[SUPPLIED DATA]
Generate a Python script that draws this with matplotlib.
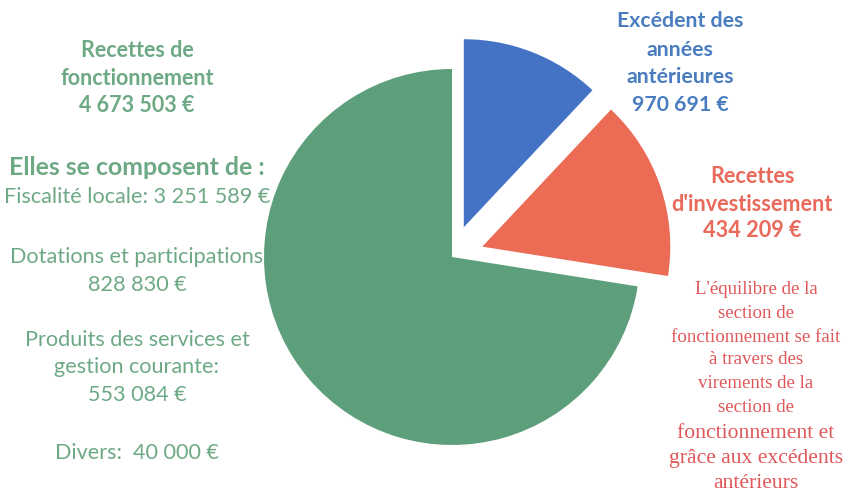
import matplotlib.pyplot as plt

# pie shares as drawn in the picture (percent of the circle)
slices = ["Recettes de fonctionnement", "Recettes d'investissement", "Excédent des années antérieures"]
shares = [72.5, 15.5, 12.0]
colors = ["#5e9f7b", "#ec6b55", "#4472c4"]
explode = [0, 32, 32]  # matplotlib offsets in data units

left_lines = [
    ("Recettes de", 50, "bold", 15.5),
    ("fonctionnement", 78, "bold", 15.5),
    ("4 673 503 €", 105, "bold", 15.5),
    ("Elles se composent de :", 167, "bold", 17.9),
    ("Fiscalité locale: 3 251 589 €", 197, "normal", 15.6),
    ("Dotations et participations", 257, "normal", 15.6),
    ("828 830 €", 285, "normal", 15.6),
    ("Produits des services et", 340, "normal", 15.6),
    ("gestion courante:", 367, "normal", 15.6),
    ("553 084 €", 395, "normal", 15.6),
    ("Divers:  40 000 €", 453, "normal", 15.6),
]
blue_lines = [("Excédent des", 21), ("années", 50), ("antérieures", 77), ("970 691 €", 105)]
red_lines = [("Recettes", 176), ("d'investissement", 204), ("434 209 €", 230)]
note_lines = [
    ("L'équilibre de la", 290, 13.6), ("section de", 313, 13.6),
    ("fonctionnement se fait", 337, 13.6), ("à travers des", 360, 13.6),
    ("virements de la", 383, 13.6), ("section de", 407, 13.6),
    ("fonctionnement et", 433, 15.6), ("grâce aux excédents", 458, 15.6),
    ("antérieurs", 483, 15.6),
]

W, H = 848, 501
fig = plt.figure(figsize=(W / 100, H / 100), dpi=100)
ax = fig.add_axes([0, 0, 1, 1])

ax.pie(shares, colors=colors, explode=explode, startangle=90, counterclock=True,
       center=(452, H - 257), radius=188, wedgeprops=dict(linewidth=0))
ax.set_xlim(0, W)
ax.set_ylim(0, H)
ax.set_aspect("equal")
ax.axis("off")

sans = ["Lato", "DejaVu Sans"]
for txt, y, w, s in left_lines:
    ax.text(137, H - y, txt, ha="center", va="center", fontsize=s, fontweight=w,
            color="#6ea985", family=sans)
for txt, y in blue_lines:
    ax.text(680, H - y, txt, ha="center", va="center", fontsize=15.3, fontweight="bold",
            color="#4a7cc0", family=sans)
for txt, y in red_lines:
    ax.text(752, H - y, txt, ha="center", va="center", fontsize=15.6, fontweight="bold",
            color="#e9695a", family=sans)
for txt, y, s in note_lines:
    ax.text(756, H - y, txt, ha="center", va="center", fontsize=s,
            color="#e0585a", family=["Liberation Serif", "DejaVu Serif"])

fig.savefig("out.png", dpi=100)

[WRITTEN INSTRUCTION] Leave out the pictures and repeat exactly the lines from the start of the material through the line that contains "explode = [0, 32, 32]", both included.

[RESULT FOR THIS EXERCISE]
Generate a Python script that draws this with matplotlib.
import matplotlib.pyplot as plt

# pie shares as drawn in the picture (percent of the circle)
slices = ["Recettes de fonctionnement", "Recettes d'investissement", "Excédent des années antérieures"]
shares = [72.5, 15.5, 12.0]
colors = ["#5e9f7b", "#ec6b55", "#4472c4"]
explode = [0, 32, 32]  # matplotlib offsets in data units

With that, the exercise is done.